Since summer is near (or has, in fact, because of the HOT weather, arrived), here’s an article I wrote in May 2007 about one of the world’s best beaches….
It was 23 years ago when my feet first touched the powder that sprinkled on this island. Then, there was no electricity. No rock bands rocked your sleep until 3:17 a.m. No Greek or Indian or Portuguese cuisine tempted your tongue. No 18-hole golf course chased down the white ball into a six-inch-hole like Fairways and Bluewater. No Flying Fish or Banana Boat or Yamaha jet-skis floated on the slippery seas. Boracay, in those 1980s and echoed by Madonna, was “Like A Virgin.”
Last week, after my 10th or so visit, my feet once more touched the powder. I despised it. You know what I hated the most? The part when, after five days and nights stranded there, your boat leaves the paradise to head back home.
I hate leaving Boracay! To my family-threesome—my wife Jasmin and daughter Jana included—there’s no other place in our archipelago that we’d rather vacation than this island strip off Panay the world calls “One of the Best Beaches in the World.”
On Boracay’s four-kilometer-long stretch called “White Beach,” you can drink, sleep, eat, lie for a massage, listen as the wind howls, you can dip, snorkel, freestyle, watch the sunset, scour for pebbles, sunbathe, drink, sleep, eat…
And you can do sports. Lots of sports. Take what Jasmin and I did. On our first morning, we jogged. For 45 minutes, we ran alongside the water, planted one footmark after another. Then next day, it was adventure time. With my brother-in-law Jake Mendez, Jasmin and I rode their popular ATVs (All-Terrain Vehicles). For over an hour, we braved rough roads, wiped dust off our faces, and trekked to Mt. Luho, one of the island’s highest points, and scooted down to Puka Beach.
More sports? Sure. There’s hiking, trekking, caving, mountain climbing, and horseback riding—take your pick. If you’re the adventurous type, jump in.
Aqua sports? Plenty to swim about: Scuba diving, windsurfing, sail-boating, kayaking, and para-sailing—those are a few. Here’s one more activity we did: On our third day—together with Jack and Malu Mendez, my in-laws; and Jasmin’s auntie, Chit Garbanzos—we rented a “pump-boat” and, for three hours, circled Boracay. We dropped anchor near Crocodile Island, dove, and held bread by our fingers as the fish chewed on them.

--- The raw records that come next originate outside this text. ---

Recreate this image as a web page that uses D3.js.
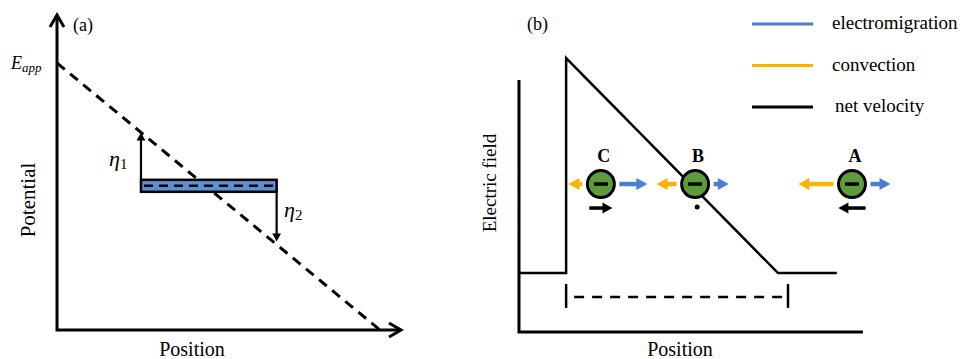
<!DOCTYPE html>
<html>
<head>
<meta charset="utf-8">
<script src="https://cdn.jsdelivr.net/npm/d3@7"></script>
<style>
  body { margin: 0; background: #fff; }
  svg { font-family: "Liberation Serif", "Times New Roman", serif; }
</style>
</head>
<body>
<svg id="fig" width="967" height="359"></svg>
<script>
// ---- panel (a) data: potential vs position ----
const potentialLine = [[0, 1], [1, 0]];          // applied potential drop
const electrodeSpan = [0.26, 0.68];              // bipolar electrode extent
const electrodePotential = 0.54;

// ---- panel (b) data: electric field profile ----
const fieldProfile = [[0, 0.215], [0.137, 0.215], [0.137, 1], [0.753, 0.215], [0.924, 0.215]];
const bracketSpan = [0.137, 0.782];
const bracketLevel = 0.128;

// particles and their velocity components
const particleNames = ["C", "B", "A"];
const particlePos = [0.238, 0.512, 0.968];
const particleLevel = 0.54;
const emVelocity = [0.7, 0.38, 0.5];
const convVelocity = [-0.35, -0.5, -0.88];
const netVelocity = [0.58, 0, -0.68];

// legend
const legendLabels = ["electromigration", "convection", "net velocity"];
const legendColors = ["#4a7fd2", "#f7b500", "#000"];

const svg = d3.select("#fig");

// arrow helper: straight shaft with a filled triangular head
function arrow(g, x1, y1, x2, y2, color, width, head) {
  const dir = Math.sign(x2 - x1) || Math.sign(y2 - y1);
  const horiz = y1 === y2;
  let sx2 = x2, sy2 = y2;
  if (horiz) sx2 = x2 - dir * head * 0.8; else sy2 = y2 - dir * head * 0.8;
  g.append("line").attr("x1", x1).attr("y1", y1).attr("x2", sx2).attr("y2", sy2)
    .attr("stroke", color).attr("stroke-width", width);
  let pts;
  if (horiz) pts = [[x2, y2], [x2 - dir * head, y2 - head * 0.55], [x2 - dir * head, y2 + head * 0.55]];
  else pts = [[x2, y2], [x2 - head * 0.55, y2 - dir * head], [x2 + head * 0.55, y2 - dir * head]];
  g.append("polygon").attr("points", pts.map(p => p.join(",")).join(" ")).attr("fill", color);
}

// ================= panel (a) =================
const xa = d3.scaleLinear().domain([0, 1]).range([57, 380]);
const ya = d3.scaleLinear().domain([0, 1]).range([330, 63]);
const ga = svg.append("g");

// axes with open arrow heads
ga.append("path")
  .attr("d", `M${xa(0)},${ya(1.18)} V${ya(0)} H${xa(1.065)}`)
  .attr("fill", "none").attr("stroke", "#000").attr("stroke-width", 3);
ga.append("path")
  .attr("d", `M${xa(0) - 7},${ya(1.18) + 12} L${xa(0)},${ya(1.18)} L${xa(0) + 7},${ya(1.18) + 12}`)
  .attr("fill", "none").attr("stroke", "#000").attr("stroke-width", 3);
ga.append("path")
  .attr("d", `M${xa(1.065) - 12},${ya(0) - 7} L${xa(1.065)},${ya(0)} L${xa(1.065) - 12},${ya(0) + 7}`)
  .attr("fill", "none").attr("stroke", "#000").attr("stroke-width", 3);

// dashed potential line
ga.append("path")
  .attr("d", d3.line().x(d => xa(d[0])).y(d => ya(d[1]))(potentialLine))
  .attr("fill", "none").attr("stroke", "#000").attr("stroke-width", 3)
  .attr("stroke-dasharray", "10,7");

// electrode
ga.append("rect")
  .attr("x", xa(electrodeSpan[0])).attr("y", ya(electrodePotential) - 6)
  .attr("width", xa(electrodeSpan[1]) - xa(electrodeSpan[0])).attr("height", 12)
  .attr("fill", "#5b90d6").attr("stroke", "#000").attr("stroke-width", 2.5);
ga.append("line")
  .attr("x1", xa(electrodeSpan[0]) + 3).attr("x2", xa(electrodeSpan[1]) - 3)
  .attr("y1", ya(electrodePotential)).attr("y2", ya(electrodePotential))
  .attr("stroke", "#000").attr("stroke-width", 2.5).attr("stroke-dasharray", "9,6");

// overpotential arrows
const potAt = x => potentialLine[0][1] + (potentialLine[1][1] - potentialLine[0][1]) * x;
arrow(ga, xa(electrodeSpan[0]), ya(electrodePotential) - 6, xa(electrodeSpan[0]), ya(potAt(electrodeSpan[0])), "#000", 2.2, 8);
arrow(ga, xa(electrodeSpan[1]), ya(electrodePotential) + 6, xa(electrodeSpan[1]), ya(potAt(electrodeSpan[1])) - 3, "#000", 2.2, 8);

const eta1 = ga.append("text").attr("x", 109).attr("y", 166).attr("font-size", 22);
eta1.append("tspan").attr("font-style", "italic").text("η");
eta1.append("tspan").attr("font-size", 15).attr("dy", 3).text("1");
const eta2 = ga.append("text").attr("x", 284).attr("y", 217).attr("font-size", 22);
eta2.append("tspan").attr("font-style", "italic").text("η");
eta2.append("tspan").attr("font-size", 15).attr("dy", 3).text("2");

// labels
ga.append("text").attr("x", 73).attr("y", 31).attr("font-size", 18).text("(a)");
const eapp = ga.append("text").attr("x", 11).attr("y", 69).attr("font-size", 18).attr("font-style", "italic");
eapp.append("tspan").text("E");
eapp.append("tspan").attr("font-size", 13).attr("dy", 3).text("app");
ga.append("text").attr("transform", `translate(35,200) rotate(-90)`)
  .attr("text-anchor", "middle").attr("font-size", 21).text("Potential");
ga.append("text").attr("x", 192).attr("y", 356).attr("text-anchor", "middle")
  .attr("font-size", 20).text("Position");

// ================= panel (b) =================
const xb = d3.scaleLinear().domain([0, 1]).range([519, 863]);
const yb = d3.scaleLinear().domain([0, 1]).range([332, 58]);
const vb = d3.scaleLinear().domain([0, 1]).range([0, 40]);
const gb = svg.append("g");

gb.append("path")
  .attr("d", `M${xb(0)},${yb(0.92)} V${yb(0)} H${xb(1)}`)
  .attr("fill", "none").attr("stroke", "#000").attr("stroke-width", 3);

gb.append("path")
  .attr("d", d3.line().x(d => xb(d[0])).y(d => yb(d[1]))(fieldProfile))
  .attr("fill", "none").attr("stroke", "#000").attr("stroke-width", 2.5);

// dashed bracket
gb.append("line")
  .attr("x1", xb(bracketSpan[0]) + 8).attr("x2", xb(bracketSpan[1]) - 4)
  .attr("y1", yb(bracketLevel)).attr("y2", yb(bracketLevel))
  .attr("stroke", "#000").attr("stroke-width", 2.5).attr("stroke-dasharray", "10,8");
bracketSpan.forEach(s => {
  gb.append("line").attr("x1", xb(s)).attr("x2", xb(s))
    .attr("y1", yb(bracketLevel) - 13).attr("y2", yb(bracketLevel) + 11)
    .attr("stroke", "#000").attr("stroke-width", 2.5);
});

// particles
const r = 13.5;
particleNames.forEach((name, i) => {
  const cx = xb(particlePos[i]), cy = yb(particleLevel);
  // convection (left of particle)
  const cs = cx - r - 5;
  arrow(gb, cs, cy, cs + vb(convVelocity[i]), cy, legendColors[1], 4.5, 11);
  // electromigration (right of particle)
  const es = cx + r + 5;
  arrow(gb, es, cy, es + vb(emVelocity[i]), cy, legendColors[0], 4.5, 11);
  // net velocity below
  if (netVelocity[i] === 0) {
    gb.append("circle").attr("cx", cx + 2).attr("cy", cy + 23).attr("r", 2.5).attr("fill", "#000");
  } else {
    const ns = cx - vb(netVelocity[i]) / 2;
    arrow(gb, ns, cy + 24, ns + vb(netVelocity[i]), cy + 24, "#000", 3.5, 10);
  }
  gb.append("circle").attr("cx", cx).attr("cy", cy).attr("r", r)
    .attr("fill", "#5c9c3c").attr("stroke", "#000").attr("stroke-width", 3);
  gb.append("line").attr("x1", cx - 7).attr("x2", cx + 7).attr("y1", cy).attr("y2", cy)
    .attr("stroke", "#000").attr("stroke-width", 3.5);
  gb.append("text").attr("x", cx + 3).attr("y", cy - 22).attr("text-anchor", "middle")
    .attr("font-size", 18).attr("font-weight", "bold").text(name);
});

// legend
legendLabels.forEach((lab, i) => {
  const y = 24 + i * 41.5;
  gb.append("line").attr("x1", 752).attr("x2", 813).attr("y1", y).attr("y2", y)
    .attr("stroke", legendColors[i]).attr("stroke-width", 3);
  gb.append("text").attr("x", i === 2 ? 835 : 832).attr("y", y + 5)
    .attr("font-size", 19).text(lab);
});

gb.append("text").attr("x", 527).attr("y", 30).attr("font-size", 18).text("(b)");
gb.append("text").attr("transform", `translate(496,183) rotate(-90)`)
  .attr("text-anchor", "middle").attr("font-size", 19).text("Electric field");
gb.append("text").attr("x", 680).attr("y", 356).attr("text-anchor", "middle")
  .attr("font-size", 20).text("Position");
</script>
</body>
</html>
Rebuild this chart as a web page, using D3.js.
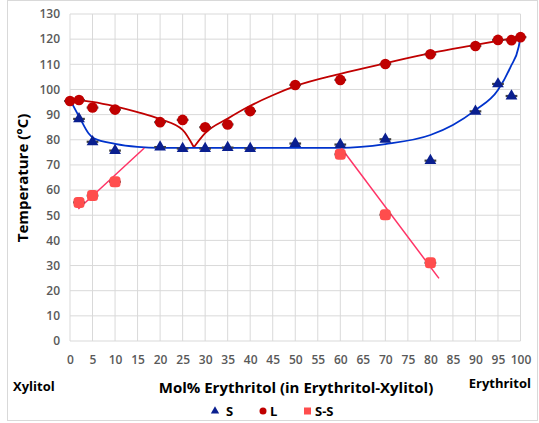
<!DOCTYPE html>
<html><head><meta charset="utf-8">
<script src="https://cdn.jsdelivr.net/npm/d3@7"></script>
<style>body{margin:0;background:#fff;} text{font-family:"Open Sans","Noto Sans",sans-serif;}</style>
</head><body>
<svg id="c" width="539" height="423"></svg>
<script>
const xTicks = d3.range(0, 101, 5);
const yTicks = d3.range(0, 131, 10);

const sData = [[2,88.3],[5,79.2],[10,75.7],[20,77.1],[25,76.5],[30,76.5],[35,76.9],[40,76.5],[50,78.5],[60,78.1],[70,80.2],[80,71.7],[90,91.3],[95,102.2],[98,97.4]];
const lData = [[0,95.4],[2,95.8],[5,92.8],[10,92],[20,87],[25,87.9],[30,85],[35,86.1],[40,91.4],[50,101.8],[60,103.8],[70,110.1],[80,114],[90,117.3],[95,119.7],[98,119.6],[100,120.8]];
const ssData = [[2,55.1],[5,57.8],[10,63.3],[60,74.2],[70,50.2],[80,31.1]];

const liqLeft = [[0,96.2],[5,95.1],[10,93.3],[15,91],[20,88.2],[25,83.9],[27.5,77]];
const liqRight = [[27.5,77],[30,82.6],[35,88.4],[40,93.5],[45,97.7],[50,101.3],[60,106.2],[70,110.4],[80,114.4],[90,117.7],[100,120.9]];
const solidus = [[0,96],[2.2,88.6],[4.1,82.6],[5.3,80.6],[10,78.4],[15,77.2],[20,76.8],[60,76.8],[70,78.3],[80,81.9],[85,85.9],[90,91.8],[95,99.8],[97.8,109],[99.6,117],[100,120.8]];
const ssLeft = [[1.85,52.5],[16.5,76.7]];
const ssRight = [[60.2,76.7],[81.9,24.9]];

const svg = d3.select("#c");
svg.append("rect").attr("x",7.5).attr("y",0.5).attr("width",530).attr("height",420).attr("fill","#fff").attr("stroke","#d9d9d9");

const x = d3.scaleLinear().domain([0,100]).range([70,520.5]);
const y = d3.scaleLinear().domain([0,130]).range([341,14]);

const g = svg.append("g");
g.selectAll(".vg").data(xTicks).join("line").attr("x1",d=>x(d)).attr("x2",d=>x(d)).attr("y1",y(0)).attr("y2",y(130)).attr("stroke","#d9d9d9").attr("stroke-width",1);
g.selectAll(".hg").data(yTicks).join("line").attr("x1",x(0)).attr("x2",x(100)).attr("y1",d=>y(d)).attr("y2",d=>y(d)).attr("stroke","#d9d9d9").attr("stroke-width",1);

const yAxis = d3.axisLeft(y).tickValues(yTicks).tickSize(0).tickPadding(10);
const ya = svg.append("g").attr("transform",`translate(${x(0)},0)`).call(yAxis);
ya.select(".domain").remove();
ya.selectAll("text").attr("fill","#595959").style("font-size","12px").style("font-weight","600").style("font-family","'Open Sans',sans-serif");

const xAxis = d3.axisBottom(x).tickValues(xTicks).tickSize(0).tickPadding(14);
const xa = svg.append("g").attr("transform",`translate(0,${y(0)})`).call(xAxis);
xa.select(".domain").remove();
xa.selectAll("text").attr("fill","#595959").style("font-size","12px").style("font-weight","600").style("font-family","'Open Sans',sans-serif");

const line = d3.line().x(d=>x(d[0])).y(d=>y(d[1]));
const sm = d3.line().x(d=>x(d[0])).y(d=>y(d[1])).curve(d3.curveMonotoneX);
svg.append("path").attr("d",sm(liqLeft)).attr("fill","none").attr("stroke","#c00000").attr("stroke-width",1.8);
svg.append("path").attr("d",sm(liqRight)).attr("fill","none").attr("stroke","#c00000").attr("stroke-width",1.8);
svg.append("path").attr("d",sm(solidus)).attr("fill","none").attr("stroke","#0033cc").attr("stroke-width",1.8);
svg.append("path").attr("d",line(ssLeft)).attr("fill","none").attr("stroke","#ff3366").attr("stroke-width",1.5);
svg.append("path").attr("d",line(ssRight)).attr("fill","none").attr("stroke","#ff3366").attr("stroke-width",1.5);

const eb = 1.3;
function errBars(data){
  svg.append("g").selectAll("line").data(data).join("line")
    .attr("x1",d=>x(d[0]-eb)).attr("x2",d=>x(d[0]+eb)).attr("y1",d=>y(d[1])).attr("y2",d=>y(d[1]))
    .attr("stroke","#404040").attr("stroke-width",2.2);
}
errBars(ssData); errBars(sData); errBars(lData);

svg.append("g").selectAll("rect").data(ssData).join("rect")
  .attr("x",d=>x(d[0])-5.5).attr("y",d=>y(d[1])-5.5).attr("width",11).attr("height",11).attr("rx",3.5)
  .attr("fill","#ff4d4d");
const tri = d3.symbol().type(d3.symbolTriangle).size(60);
svg.append("g").selectAll("path").data(sData).join("path")
  .attr("d",tri).attr("transform",d=>`translate(${x(d[0])},${y(d[1])})`).attr("fill","#0a1f8f");
svg.append("g").selectAll("circle").data(lData).join("circle")
  .attr("cx",d=>x(d[0])).attr("cy",d=>y(d[1])).attr("r",5.3).attr("fill","#c00000");

svg.append("text").attr("transform","translate(28,178) rotate(-90)").attr("text-anchor","middle")
  .style("font-size","15px").style("font-weight","700").attr("fill","#000").text("Temperature (°C)");
svg.append("text").attr("x",13).attr("y",391).style("font-size","13px").style("font-weight","700").attr("fill","#000").text("Xylitol");
svg.append("text").attr("x",531).attr("y",388).attr("text-anchor","end").style("font-size","13px").style("font-weight","700").attr("fill","#000").text("Erythritol");
svg.append("text").attr("x",296).attr("y",393).attr("text-anchor","middle").style("font-size","15px").style("font-weight","700").attr("fill","#000").text("Mol% Erythritol (in Erythritol-Xylitol)");

const lg = svg.append("g");
lg.append("path").attr("d",d3.symbol().type(d3.symbolTriangle).size(30)).attr("transform","translate(215,411)").attr("fill","#0a1f8f");
lg.append("text").attr("x",226).attr("y",416).style("font-size","13px").style("font-weight","700").text("S");
lg.append("circle").attr("cx",263).attr("cy",411).attr("r",3.5).attr("fill","#c00000");
lg.append("text").attr("x",270).attr("y",416).style("font-size","13px").style("font-weight","700").text("L");
lg.append("rect").attr("x",304).attr("y",407.5).attr("width",7).attr("height",7).attr("fill","#ff4d4d");
lg.append("text").attr("x",315).attr("y",416).style("font-size","13px").style("font-weight","700").text("S-S");
</script>
</body></html>
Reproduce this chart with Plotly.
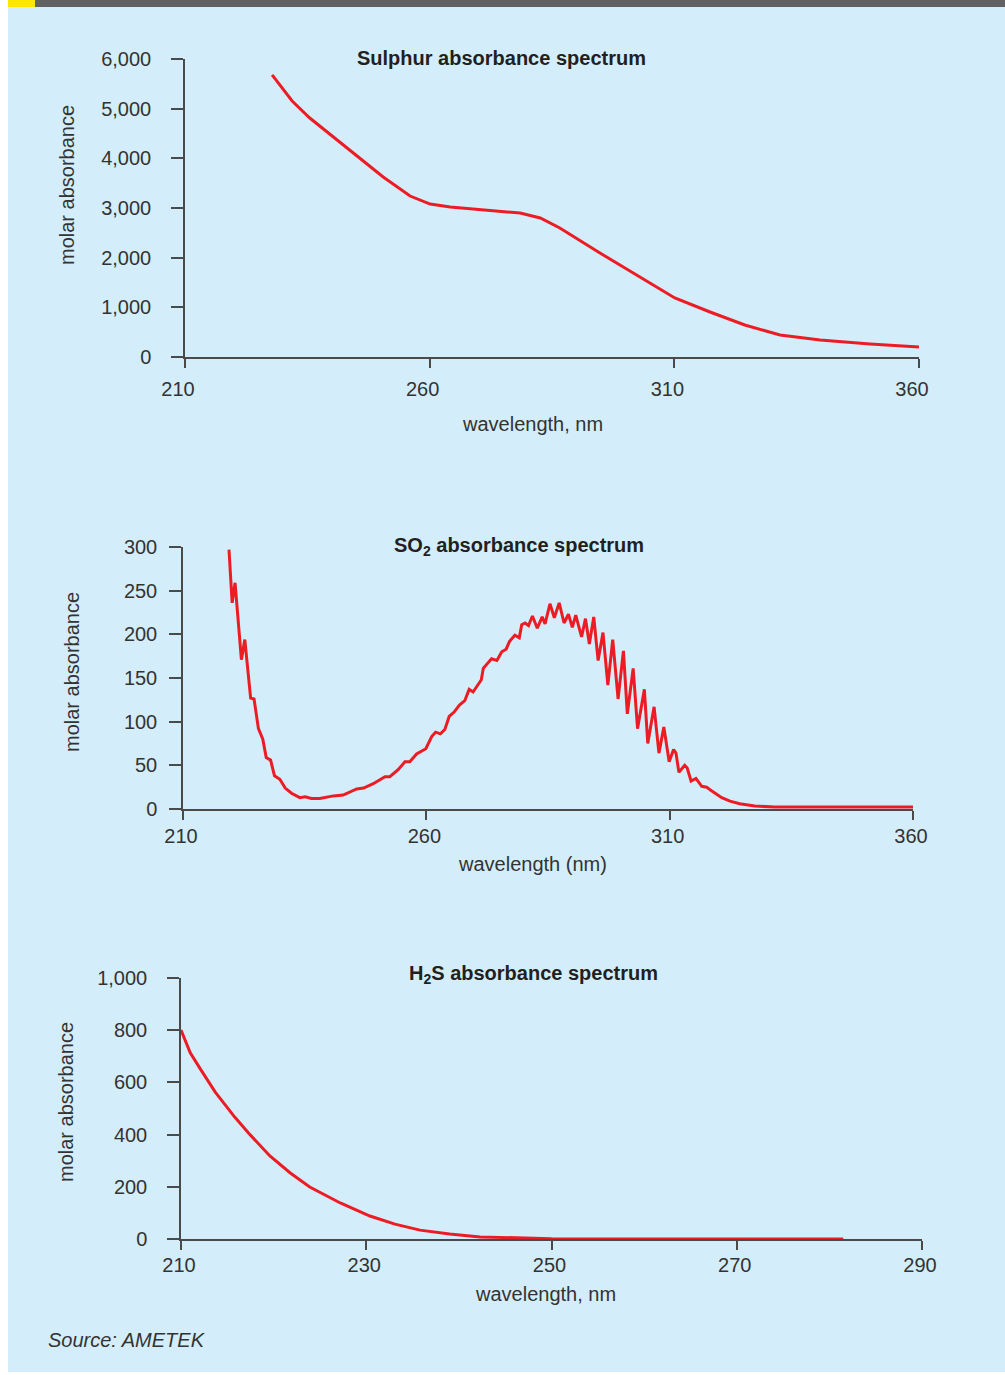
import plotly.graph_objects as go

W, H = 1005, 1375

# ---------------- data ----------------
s_wl = [227.8, 231.9, 235.5, 243.7, 250.5, 256.0, 260.1, 264.2, 278.5, 282.6,
        286.6, 294.8, 303.0, 310.1, 317.3, 324.4, 331.6, 339.8, 350.0, 360.0]
s_abs = [5680, 5155, 4812, 4168, 3624, 3241, 3080, 3020, 2899, 2800,
         2597, 2094, 1611, 1188, 906, 644, 443, 342, 262, 201]

so2_wl = [219.45, 220.1, 220.7, 222.0, 222.7, 223.9, 224.6, 225.5, 226.4, 227.1,
          228.0, 228.8, 229.9, 231.0, 232.3, 234.0, 235.1, 236.4, 238.1, 240.9,
          242.9, 245.7, 247.1, 249.1, 251.5, 252.5, 254.2, 255.6, 256.6, 258.0,
          259.9, 261.1, 261.9, 262.9, 263.8, 264.7, 265.7, 266.8, 267.9, 268.8,
          269.6, 271.3, 271.7, 273.4, 274.5, 275.5, 276.4, 277.1, 278.2, 279.1,
          279.6, 280.3, 281.0, 281.8, 282.8, 283.8, 284.4, 285.4, 286.3, 287.3,
          288.3, 289.2, 290.0, 290.7, 291.9, 292.7, 293.5, 294.4, 295.3, 296.3,
          297.3, 298.3, 299.4, 300.5, 301.3, 302.5, 303.4, 304.8, 305.5, 306.8,
          307.8, 308.8, 309.9, 310.8, 311.3, 311.9, 313.1, 313.6, 314.4, 315.4,
          316.6, 317.6, 318.3, 319.3, 320.7, 322.4, 324.4, 327.5, 331.6, 360.0]
so2_abs = [297, 236, 259, 171, 194, 127, 126, 92, 80, 59,
           56, 38, 34, 24, 18, 13, 14, 12, 12, 15,
           16, 23, 24, 29, 37, 37, 45, 54, 54, 63,
           69, 83, 88, 86, 91, 106, 111, 119, 124, 137,
           134, 148, 161, 172, 170, 180, 183, 192, 199, 196,
           211, 213, 210, 221, 207, 220, 212, 235, 219, 236,
           213, 223, 208, 222, 197, 218, 189, 220, 170, 202,
           142, 194, 126, 181, 109, 161, 92, 137, 75, 117,
           64, 94, 54, 68, 64, 42, 50, 47, 32, 35,
           26, 25, 22, 18, 13, 9, 6, 3.4, 2.3, 2.3]

h2s_wl = [210.0, 211.0, 212.1, 213.7, 215.8, 217.5, 219.6, 221.8, 223.9, 227.2,
          230.4, 233.1, 235.8, 239.0, 242.3, 246.6, 250.0, 281.5]
h2s_abs = [801, 713, 651, 563, 467, 398, 318, 253, 199, 138,
           88, 57, 34, 19, 8, 4, 1, 0]

s_xticks = [210, 260, 310, 360]
so2_xticks = [210, 260, 310, 360]
h2s_xticks = [210, 230, 250, 270, 290]

# ---------------- styling ----------------
BG = "#d3eefa"
RED = "#ed1c24"
AX = "#4a4a4a"
TXT = "#333333"
FONT = "Liberation Sans, Arial, sans-serif"
TFONT = "Liberation Sans, Arial, sans-serif"


def px(x):
    return x / W


def py(y):
    return 1 - y / H


fig = go.Figure()

fig.add_trace(go.Scatter(x=s_wl, y=s_abs, mode="lines", line=dict(color=RED, width=3),
                         xaxis="x", yaxis="y", showlegend=False, hoverinfo="skip"))
fig.add_trace(go.Scatter(x=so2_wl, y=so2_abs, mode="lines", line=dict(color=RED, width=3),
                         xaxis="x2", yaxis="y2", showlegend=False, hoverinfo="skip"))
fig.add_trace(go.Scatter(x=h2s_wl, y=h2s_abs, mode="lines", line=dict(color=RED, width=3),
                         xaxis="x3", yaxis="y3", showlegend=False, hoverinfo="skip"))


def xax(dom, rng, ticks, anchor, shift, standoff):
    return dict(domain=[px(dom[0]), px(dom[1])], range=rng, tickvals=ticks,
                showline=True, linecolor=AX, linewidth=1.5, ticks="outside",
                ticklen=9, tickwidth=1.5, tickcolor=AX, showgrid=False, zeroline=False,
                anchor=anchor, tickfont=dict(family=FONT, size=20, color=TXT),
                ticklabelshift=shift, ticklabelstandoff=standoff, fixedrange=True,
                automargin=False)


def yax(dom, rng, dtick, anchor, standoff):
    return dict(domain=[py(dom[0]), py(dom[1])], range=rng, dtick=dtick, tick0=0,
                showline=True, linecolor=AX, linewidth=1.5, ticks="outside",
                ticklen=12, tickwidth=1.5, tickcolor=AX, showgrid=False, zeroline=False,
                anchor=anchor, tickformat=",", tickfont=dict(family=FONT, size=20, color=TXT),
                ticklabelstandoff=standoff, fixedrange=True, automargin=False)


fig.update_layout(
    width=W, height=H, margin=dict(l=0, r=0, t=0, b=0, pad=0, autoexpand=False),
    paper_bgcolor="white", plot_bgcolor="rgba(0,0,0,0)",
    xaxis=xax((185, 919), [210, 360], s_xticks, "y", -7, 4),
    yaxis=yax((357, 59), [0, 6000], 1000, "x", 16),
    xaxis2=xax((183, 913), [210, 360], so2_xticks, "y2", -2, -1),
    yaxis2=yax((809, 547), [0, 300], 50, "x2", 8),
    xaxis3=xax((181, 922), [210, 290], h2s_xticks, "y3", -2, -2),
    yaxis3=yax((1239, 978), [0, 1000], 200, "x3", 16),
)

shapes = [
    dict(type="rect", xref="paper", yref="paper", x0=px(8), x1=1, y0=py(1372), y1=py(7),
         fillcolor=BG, line=dict(width=0), layer="below"),
    dict(type="rect", xref="paper", yref="paper", x0=px(35), x1=1, y0=py(7), y1=1,
         fillcolor="#606162", line=dict(width=0), layer="below"),
    dict(type="rect", xref="paper", yref="paper", x0=px(8), x1=px(35), y0=py(7), y1=1,
         fillcolor="#ffe500", line=dict(width=0), layer="below"),
]
fig.update_layout(shapes=shapes)

ann = []


def text(x, y, t, size=20, family=FONT, angle=0, color=TXT, xanchor="center"):
    ann.append(dict(x=px(x), y=py(y), xref="paper", yref="paper", text=t, showarrow=False,
                    font=dict(family=family, size=size, color=color), textangle=angle,
                    xanchor=xanchor, yanchor="middle"))


# titles
text(501, 58, "<b>Sulphur absorbance spectrum</b>", size=20, family=TFONT, color="#231f20")
text(519, 546, "<b>SO<sub>2</sub> absorbance spectrum</b>", size=20, family=TFONT, color="#231f20")
text(533, 974, "<b>H<sub>2</sub>S absorbance spectrum</b>", size=20, family=TFONT, color="#231f20")

# axis titles
text(67, 185, "molar absorbance", angle=-90)
text(532, 424, "wavelength, nm")
text(72, 672, "molar absorbance", angle=-90)
text(532, 864, "wavelength (nm)")
text(66, 1102, "molar absorbance", angle=-90)
text(545, 1294, "wavelength, nm")

# source
text(46, 1340, "<i>Source: AMETEK</i>", xanchor="left")

fig.update_layout(annotations=ann)

fig.write_html("out.html", config={"displayModeBar": False},
               post_script="document.body.style.margin='0';document.body.style.overflow='hidden';")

What sports didn’t I try that I vow to do next time?
Kite-surfing. Wow. Have you seen that? You’re floating on a surfboard, gripping a pole that’s attached to a rope. High above the rope is a power kite (or a small parachute, as I call it). The strong wind carries the surfboard (and yourself) across the water as you glide and surf. Challenging? Nah. That’s too tame. Make it exhilarating. The result? Expert kite-surfers twist on air; they flip, fly, pull one leg out from the board and push it back in. It’s surfing—but minus 13-foot-tall waves.
Mountain-biking. That’s another sport I’ll do there next time. Hire a guide, rent an MTB and pedal. Climb the hills. Skid through stones and dust roads. Swim straight to the water with the bike if possible!
Those are two I must do next time. But the items I didn’t forget to pack? Tennis rackets.
Each visit in Boracay, we stay at this resort named Tirol and Tirol (T & T). Why? One reason is it sits on Station Two, right in the middle of White Beach, and because we get a cottage right on the beachfront. The second reason? Because two hard-courts sleep at the back, ready to be awaked by yellow balls. And so I played. With my daughter Jana, and, at one time, with a Swedish former junior player.
Boracay, you soon discover, is more than just Sun, Sand, Summer, Sexy girls, Souvenirs, Swimsuits. It’s also about Sweat.